The Linux ods5 file system supplies an ioctl function to retrieve RMS attributes.

Looking at C functions like open it seems that it can be mapped to an SYS$QIO to access the file. This would work in a C or Unix type only environment within VMS, but it would fail to interact with standard VMS tools or applications.

A Linux file system for ODS can only implement the Unix open etc. the equivalent of the QIO interface. It can not integrate the RMS features. A cp from or to an ods5 file system will only copy the file data no matter what the RMS structure was or should be. As with other Unix files, it is expected that the application knows the internal (record) structure. Any file on an ods5 file system which has the Linux compatible RMS stream LF record format can be immediately interpreted as if it were a Linux file. Such a text file appears as a text file created by a Unix editor. All other files need to be understood by an application.

Notes:

1) VAX is the processor architecture and the VAX systems have different implementations of that architecture. Alpha started as EVAX and was AXP in between. Alpha is the processor architecture and there were chips implementing it, starting with EV4 or 21064. I64 systems are Integrity Servers based on Intel's 64 bit processors, the Itanium ones. Itanium is the processor architecture, which is sometimes called IA64 or IPF.

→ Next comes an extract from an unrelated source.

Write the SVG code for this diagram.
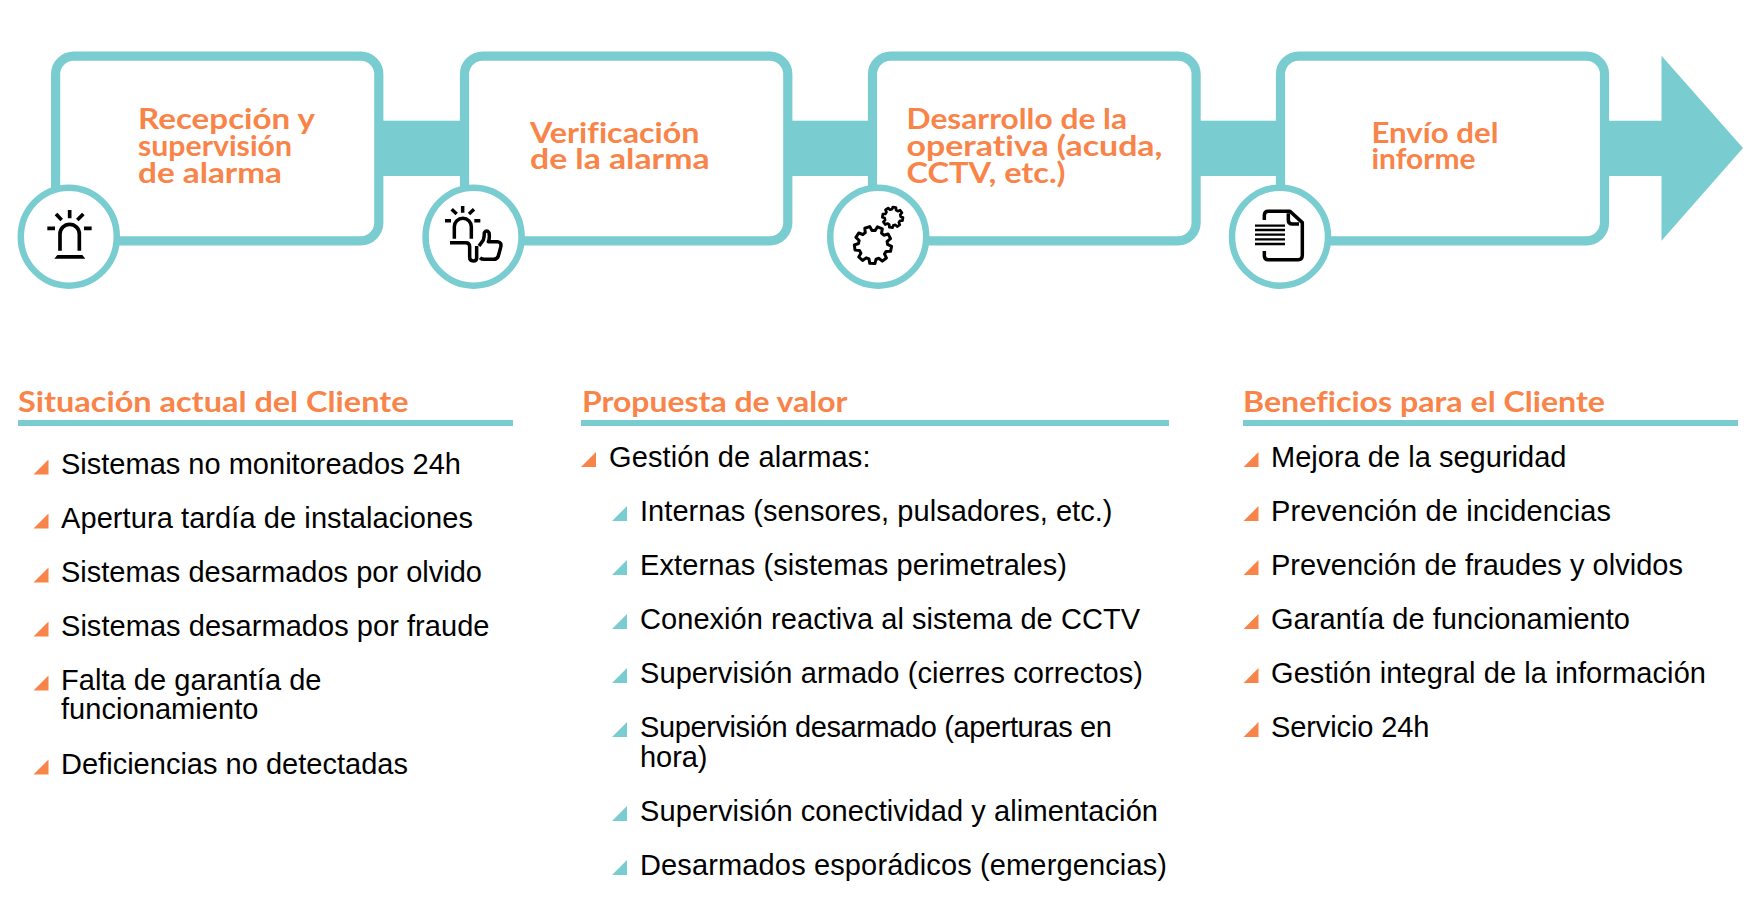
<svg xmlns="http://www.w3.org/2000/svg" width="1754" height="900" viewBox="0 0 1754 900">
<style>
.box{fill:#fff;stroke:#79CCD0;stroke-width:9.2}
.disc{fill:#fff;stroke:#79CCD0;stroke-width:6.5}
.bar{fill:#79CCD0}
.rule{fill:#79CCD0}
.ti{font-family:"Lato","Liberation Sans",sans-serif;font-weight:700;font-size:28px;fill:#F98449;font-variant-ligatures:none}
.tx{font-family:"Liberation Sans",Arial,sans-serif;font-size:29px;fill:#000}
.o{fill:#F98449}
.t{fill:#79CCD0}
.ic{fill:none;stroke:#000;stroke-width:11;stroke-linecap:butt;stroke-linejoin:round}
.thin{stroke-width:10.5}
.gear{fill:none;stroke:#000;stroke-linejoin:round}
</style>
<defs>
<path id="tri" d="M0,15 L15,0 V15 Z"/>
<path id="gear9" d="M.757,-.189 L.990,-.139 L.990,.139 L.757,.189 L.701,.342 L.848,.530 L.669,.743 L.458,.631 L.317,.713 L.309,.951 L.035,.999 L-.054,.778 L-.215,.750 L-.375,.927 L-.616,.788 L-.542,.561 L-.647,.436 L-.883,.469 L-.978,.208 L-.776,.082 L-.776,-.082 L-.978,-.208 L-.883,-.469 L-.647,-.436 L-.542,-.561 L-.616,-.788 L-.375,-.927 L-.215,-.750 L-.054,-.778 L.035,-.999 L.309,-.951 L.317,-.713 L.458,-.631 L.669,-.743 L.848,-.530 L.701,-.342 Z"/>
<path id="gear8" d="M.753,-.202 L.988,-.156 L.988,.156 L.753,.202 L.675,.390 L.809,.588 L.588,.809 L.390,.675 L.202,.753 L.156,.988 L-.156,.988 L-.202,.753 L-.390,.675 L-.588,.809 L-.809,.588 L-.675,.390 L-.753,.202 L-.988,.156 L-.988,-.156 L-.753,-.202 L-.675,-.390 L-.809,-.588 L-.588,-.809 L-.390,-.675 L-.202,-.753 L-.156,-.988 L.156,-.988 L.202,-.753 L.390,-.675 L.588,-.809 L.809,-.588 L.675,-.390 Z"/>
</defs>
<g id="connectors">
<rect class="bar" x="380" y="120.7" width="84" height="55.3"/>
<rect class="bar" x="788" y="120.7" width="84" height="55.3"/>
<rect class="bar" x="1197" y="120.7" width="84" height="55.3"/>
<path class="bar" d="M1605,120.7 H1661.5 V55.7 L1743,148 L1661.5,240.7 V176 H1605 Z"/>
</g>
<g id="node-1">
<rect class="box" x="55.6" y="56.2" width="323.2" height="184.6" rx="18"/>
<text class="ti" x="138" y="128.7" textLength="177" lengthAdjust="spacingAndGlyphs">Recepción y</text>
<text class="ti" x="138" y="155.7" textLength="154" lengthAdjust="spacingAndGlyphs">supervisión</text>
<text class="ti" x="138" y="183.2" textLength="144" lengthAdjust="spacingAndGlyphs">de alarma</text>
<ellipse class="disc" cx="68.8" cy="236.7" rx="48" ry="49"/>
<g transform="translate(20,190) scale(.3333)">
<path class="ic" d="M82,115 H105 M192,115 H215 M149,60 V85 M108,72 L125,90 M190,72 L172,90"/>
<path class="ic" d="M120,182 V132 A29,29 0 0 1 178,132 V182"/>
<path d="M103,206 L112,195 H187 L196,206 Z" fill="#000"/>
</g>
</g>
<g id="node-2">
<rect class="box" x="464.5" y="56.2" width="323.3" height="184.6" rx="18"/>
<text class="ti" x="530" y="142.7" textLength="169.5" lengthAdjust="spacingAndGlyphs">Verificación</text>
<text class="ti" x="530" y="169.4" textLength="179.5" lengthAdjust="spacingAndGlyphs">de la alarma</text>
<ellipse class="disc" cx="473.6" cy="236.7" rx="48" ry="49"/>
<g transform="translate(425,190) scale(.3333)">
<path class="ic thin" d="M60,92 H78 M148,92 H166 M113,48 V68 M80,58 L95,72 M147,58 L132,72"/>
<path class="ic thin" d="M88,146 V110 A25.5,25.5 0 0 1 139,110 V146"/>
<path class="ic thin" d="M75,158 H122 Q134,158 134,170 V202 Q134,213 145,213 Q155,213 155,203 V168"/>
<path class="ic thin" d="M162,168 L175,150 Q178,140 178,128 Q185,118 192,128 Q195,145 190,155 H218 Q231,157 227,172 L220,198 Q216,208 206,208 H178 Q170,208 165,203"/>
</g>
</g>
<g id="node-3">
<rect class="box" x="872.5" y="56.2" width="323.6" height="184.6" rx="18"/>
<text class="ti" x="906.5" y="128.7" textLength="220.5" lengthAdjust="spacingAndGlyphs">Desarrollo de la</text>
<text class="ti" x="906.5" y="155.7" textLength="256" lengthAdjust="spacingAndGlyphs">operativa (acuda,</text>
<text class="ti" x="906.5" y="183.2" textLength="159" lengthAdjust="spacingAndGlyphs">CCTV, etc.)</text>
<ellipse class="disc" cx="878.2" cy="236.7" rx="48" ry="49"/>
<g transform="translate(830,190) scale(.3333)">
<use href="#gear9" class="gear" transform="translate(129,165) scale(56) rotate(12)" stroke-width=".16"/>
<use href="#gear8" class="gear" transform="translate(188,82) scale(31) rotate(10)" stroke-width=".26"/>
</g>
</g>
<g id="node-4">
<rect class="box" x="1280.5" y="56.2" width="324" height="184.6" rx="18"/>
<text class="ti" x="1371.5" y="142.7" textLength="127" lengthAdjust="spacingAndGlyphs">Envío del</text>
<text class="ti" x="1371.5" y="169.4" textLength="104" lengthAdjust="spacingAndGlyphs">informe</text>
<ellipse class="disc" cx="1280" cy="236.7" rx="48" ry="49"/>
<g transform="translate(1230,190) scale(.3333)">
<path class="ic thin" d="M103,90 V76 Q103,64 115,64 H180 L217,98 V195 Q217,209 205,209 H115 Q103,209 103,197 V183"/>
<path class="ic thin" d="M175,70 V90 Q175,102 187,102 H207"/>
<path class="ic" style="stroke-width:7" d="M75,107 H165 M75,120 H165 M75,134 H165 M75,148 H165 M75,162 H165"/>
</g>
</g>
<g id="col-situacion">
<text class="ti" x="18" y="412" textLength="390.5" lengthAdjust="spacingAndGlyphs">Situación actual del Cliente</text>
<rect class="rule" x="18" y="420" width="495" height="6"/>
<use href="#tri" class="o" x="33.5" y="459.5"/><text class="tx" x="61" y="474" textLength="400">Sistemas no monitoreados 24h</text>
<use href="#tri" class="o" x="33.5" y="513.5"/><text class="tx" x="61" y="528" textLength="412">Apertura tardía de instalaciones</text>
<use href="#tri" class="o" x="33.5" y="567.5"/><text class="tx" x="61" y="582" textLength="421">Sistemas desarmados por olvido</text>
<use href="#tri" class="o" x="33.5" y="621.5"/><text class="tx" x="61" y="636" textLength="428.5">Sistemas desarmados por fraude</text>
<use href="#tri" class="o" x="33.5" y="675.5"/><text class="tx" x="61" y="690" textLength="260.5">Falta de garantía de</text>
<text class="tx" x="61" y="719" textLength="197.4">funcionamiento</text>
<use href="#tri" class="o" x="33.5" y="759.5"/><text class="tx" x="61" y="774" textLength="347">Deficiencias no detectadas</text>
</g>
<g id="col-propuesta">
<text class="ti" x="582" y="412" textLength="265.5" lengthAdjust="spacingAndGlyphs">Propuesta de valor</text>
<rect class="rule" x="581" y="420" width="588" height="6"/>
<use href="#tri" class="o" x="581" y="452"/><text class="tx" x="609" y="467" textLength="261.5">Gestión de alarmas:</text>
<use href="#tri" class="t" x="612" y="506"/><text class="tx" x="640" y="521" textLength="472.5">Internas (sensores, pulsadores, etc.)</text>
<use href="#tri" class="t" x="612" y="560"/><text class="tx" x="640" y="575" textLength="427">Externas (sistemas perimetrales)</text>
<use href="#tri" class="t" x="612" y="614"/><text class="tx" x="640" y="629" textLength="500">Conexión reactiva al sistema de CCTV</text>
<use href="#tri" class="t" x="612" y="668"/><text class="tx" x="640" y="683" textLength="503">Supervisión armado (cierres correctos)</text>
<use href="#tri" class="t" x="612" y="722"/><text class="tx" x="640" y="737" textLength="472">Supervisión desarmado (aperturas en</text>
<text class="tx" x="640" y="767" textLength="67.5">hora)</text>
<use href="#tri" class="t" x="612" y="806"/><text class="tx" x="640" y="821" textLength="518">Supervisión conectividad y alimentación</text>
<use href="#tri" class="t" x="612" y="860"/><text class="tx" x="640" y="875" textLength="527">Desarmados esporádicos (emergencias)</text>
</g>
<g id="col-beneficios">
<text class="ti" x="1243" y="412" textLength="362" lengthAdjust="spacingAndGlyphs">Beneficios para el Cliente</text>
<rect class="rule" x="1243" y="420" width="495" height="6"/>
<use href="#tri" class="o" x="1243.5" y="452"/><text class="tx" x="1271" y="467" textLength="295.5">Mejora de la seguridad</text>
<use href="#tri" class="o" x="1243.5" y="506"/><text class="tx" x="1271" y="521" textLength="340">Prevención de incidencias</text>
<use href="#tri" class="o" x="1243.5" y="560"/><text class="tx" x="1271" y="575" textLength="412">Prevención de fraudes y olvidos</text>
<use href="#tri" class="o" x="1243.5" y="614"/><text class="tx" x="1271" y="629" textLength="359">Garantía de funcionamiento</text>
<use href="#tri" class="o" x="1243.5" y="668"/><text class="tx" x="1271" y="683" textLength="435">Gestión integral de la información</text>
<use href="#tri" class="o" x="1243.5" y="722"/><text class="tx" x="1271" y="737" textLength="158.5">Servicio 24h</text>
</g>
</svg>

2) VMS has a multiple root file system. The roots are the disk devices. They are part of a fully specified filename and are a prefix to the absolute path to a file as explained above: "DEVICE:[DIRECTORY.SUBDIRECTORY]FILE.TYPE;1". With DECnet and several nodes in a network, the roots are the nodes. They are part of the fully specified filename and are a prefix to the device: "NODE::DEVICE:[DIRECTORY.SUBDIRECTORY]FILE.TYPE;1".

3) The RMS functions have uppercase names, however in VMS almost all compilers by default uppercase external names. So programmers became used to write lowercase names, even in languages which are case sensitive. So you may see the RMS open function be referenced as "sys$open".